• _AIM OF THE TASK_
Extract the lines from the first one in the records below through the line containing "160, 162, 168];", keeping both ends and leaving out any pictures.
* Begin RECORDS PROVIDED *
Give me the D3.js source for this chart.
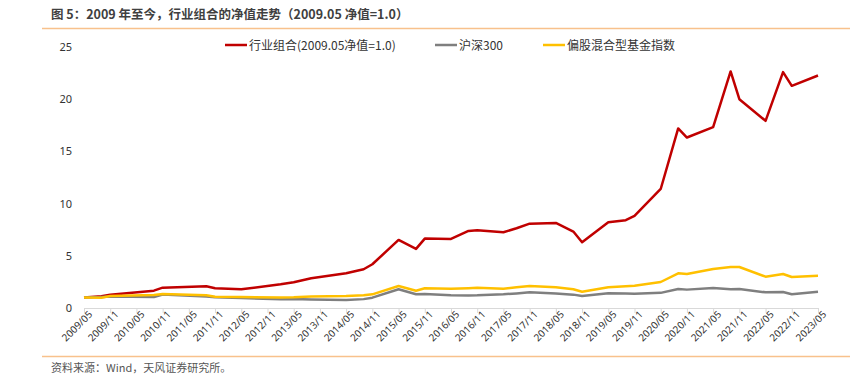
<!DOCTYPE html>
<html>
<head>
<meta charset="utf-8">
<script src="https://cdn.jsdelivr.net/npm/d3@7"></script>
<style>
  body { margin: 0; background: #fff; }
  text { font-family: "Noto Sans CJK SC", "Noto Sans", sans-serif; }
</style>
</head>
<body>
<div id="chart"></div>
<script>
// months since 2009/05 for each data point
var months = [0, 4, 6, 16, 18, 28, 30, 36, 45, 48, 52, 60, 64, 66, 72, 76, 78, 84, 88, 90,
  96, 99, 102, 108, 112, 114, 120, 124, 126, 132, 136, 138, 144, 148, 150, 156, 160, 162, 168];

var industry = [1.0, 1.12, 1.28, 1.66, 1.95, 2.08, 1.89, 1.79, 2.27, 2.46, 2.85, 3.32, 3.71, 4.19, 6.52, 5.66, 6.65, 6.62, 7.38, 7.45,
  7.26, 7.64, 8.08, 8.15, 7.32, 6.30, 8.22, 8.41, 8.82, 11.4, 17.2, 16.33, 17.32, 22.66, 20.0, 17.93, 22.6, 21.28, 22.27];

var hs300 = [1.0, 1.05, 1.1, 1.05, 1.3, 1.1, 1.02, 0.95, 0.85, 0.86, 0.82, 0.77, 0.85, 0.99, 1.79, 1.31, 1.34, 1.22, 1.2, 1.21,
  1.31, 1.4, 1.51, 1.4, 1.28, 1.15, 1.41, 1.38, 1.37, 1.45, 1.82, 1.76, 1.92, 1.8, 1.82, 1.5, 1.53, 1.31, 1.56];

var fundIndex = [1.0, 0.99, 1.15, 1.25, 1.34, 1.22, 1.08, 1.05, 1.0, 1.02, 1.1, 1.15, 1.22, 1.31, 2.11, 1.66, 1.89, 1.85, 1.9, 1.93,
  1.85, 1.98, 2.11, 1.98, 1.8, 1.56, 1.98, 2.08, 2.14, 2.49, 3.32, 3.26, 3.74, 3.93, 3.93, 3.0, 3.26, 2.97, 3.1];

var tickLabels = ["2009/05", "2009/11", "2010/05", "2010/11", "2011/05", "2011/11", "2012/05", "2012/11",
  "2013/05", "2013/11", "2014/05", "2014/11", "2015/05", "2015/11", "2016/05", "2016/11", "2017/05",
  "2017/11", "2018/05", "2018/11", "2019/05", "2019/11", "2020/05", "2020/11", "2021/05", "2021/11",
  "2022/05", "2022/11", "2023/05"];

var yTicks = [0, 5, 10, 15, 20, 25];

var seriesNames = ["行业组合(2009.05净值=1.0)", "沪深300", "偏股混合型基金指数"];
var seriesColors = ["#C00000", "#7F7F7F", "#FFC000"];

var svgWidth = 850, svgHeight = 376;
var margin = { top: 47, bottom: 68, left: 84, right: 32 };
var width = svgWidth - margin.left - margin.right;
var height = 308 - margin.top;

var svg = d3.select("#chart").append("svg")
  .attr("width", svgWidth)
  .attr("height", svgHeight);

// title + rules
svg.append("text")
  .attr("x", 51).attr("y", 19)
  .attr("font-size", 12.5).attr("font-weight", "bold")
  .attr("fill", "#404040")
  .text("图 5：2009 年至今，行业组合的净值走势（2009.05 净值=1.0）");
svg.append("line")
  .attr("x1", 42).attr("x2", 850).attr("y1", 28.5).attr("y2", 28.5)
  .attr("stroke", "#F8C18C").attr("stroke-width", 1.5);
svg.append("line")
  .attr("x1", 42).attr("x2", 850).attr("y1", 356.5).attr("y2", 356.5)
  .attr("stroke", "#F8C18C").attr("stroke-width", 1.5);
svg.append("text")
  .attr("x", 51).attr("y", 372)
  .attr("font-size", 11).attr("fill", "#555")
  .text("资料来源：Wind，天风证券研究所。");

var chartGroup = svg.append("g")
  .attr("transform", `translate(${margin.left}, ${margin.top})`);

var xscale = d3.scaleLinear().domain([0, 168]).range([0, width]);
var yscale = d3.scaleLinear().domain([0, 25]).range([height, 0]);

// y axis labels only
var leftAxis = d3.axisLeft(yscale).tickValues(yTicks).tickSize(0).tickPadding(12);
var yg = chartGroup.append("g").call(leftAxis);
yg.select(".domain").remove();
yg.selectAll("text").attr("font-size", 11).attr("fill", "#333")
  .style("font-family", "'Noto Sans', sans-serif");

// x axis
var bottomAxis = d3.axisBottom(xscale)
  .tickValues(tickLabels.map((d, i) => i * 6))
  .tickFormat((d, i) => tickLabels[i])
  .tickSize(5).tickSizeOuter(0);
var xg = chartGroup.append("g")
  .attr("transform", `translate(0, ${height})`)
  .call(bottomAxis);
xg.select(".domain").attr("stroke", "#D9D9D9");
xg.selectAll(".tick line").attr("stroke", "#D9D9D9");
xg.selectAll("text")
  .attr("font-size", 10).attr("fill", "#333")
  .style("font-family", "'Noto Sans', sans-serif")
  .attr("text-anchor", "end")
  .attr("transform", "rotate(-45)")
  .attr("dx", "1px").attr("dy", "0.6em")
  .attr("x", 0).attr("y", 5);

// lines
var allSeries = [industry, hs300, fundIndex];
var line = d3.line()
  .x((d, i) => xscale(months[i]))
  .y(d => yscale(d));

allSeries.forEach(function(vals, k) {
  chartGroup.append("path")
    .datum(vals)
    .attr("fill", "none")
    .attr("stroke", seriesColors[k])
    .attr("stroke-width", 2.5)
    .attr("stroke-linejoin", "round")
    .attr("d", line);
});

// legend
var legendX = [225, 435, 543];
var legend = svg.append("g");
seriesNames.forEach(function(name, k) {
  legend.append("line")
    .attr("x1", legendX[k]).attr("x2", legendX[k] + 22)
    .attr("y1", 45).attr("y2", 45)
    .attr("stroke", seriesColors[k]).attr("stroke-width", 2.5);
  legend.append("text")
    .attr("x", legendX[k] + 24).attr("y", 49.5)
    .attr("font-size", 12).attr("fill", "#333")
    .text(name);
});
</script>
</body>
</html>
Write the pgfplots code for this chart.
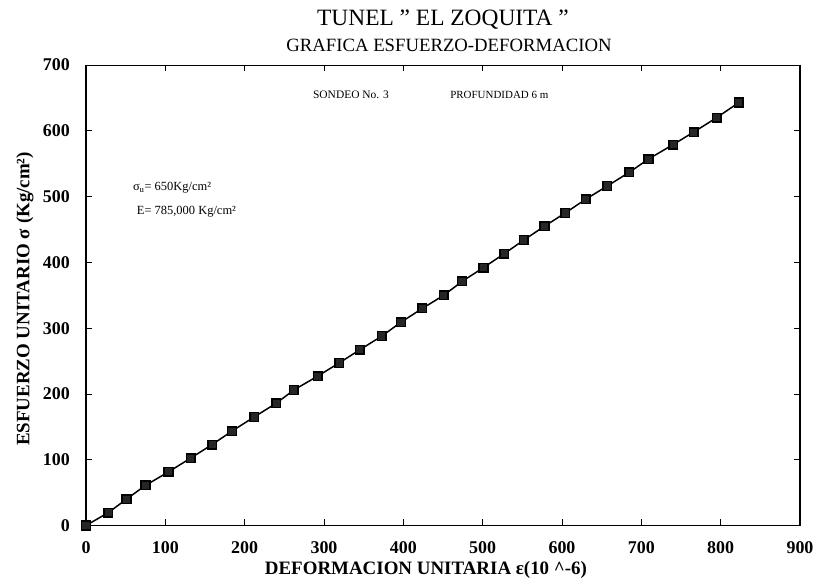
* End RECORDS PROVIDED *
• _CORRECT RESPONSE_
Give me the D3.js source for this chart.
<!DOCTYPE html>
<html>
<head>
<meta charset="utf-8">
<script src="https://cdn.jsdelivr.net/npm/d3@7"></script>
<style>
  body { margin: 0; background: #fff; }
  text { font-family: "Noto Sans CJK SC", "Noto Sans", sans-serif; }
</style>
</head>
<body>
<div id="chart"></div>
<script>
// months since 2009/05 for each data point
var months = [0, 4, 6, 16, 18, 28, 30, 36, 45, 48, 52, 60, 64, 66, 72, 76, 78, 84, 88, 90,
  96, 99, 102, 108, 112, 114, 120, 124, 126, 132, 136, 138, 144, 148, 150, 156, 160, 162, 168];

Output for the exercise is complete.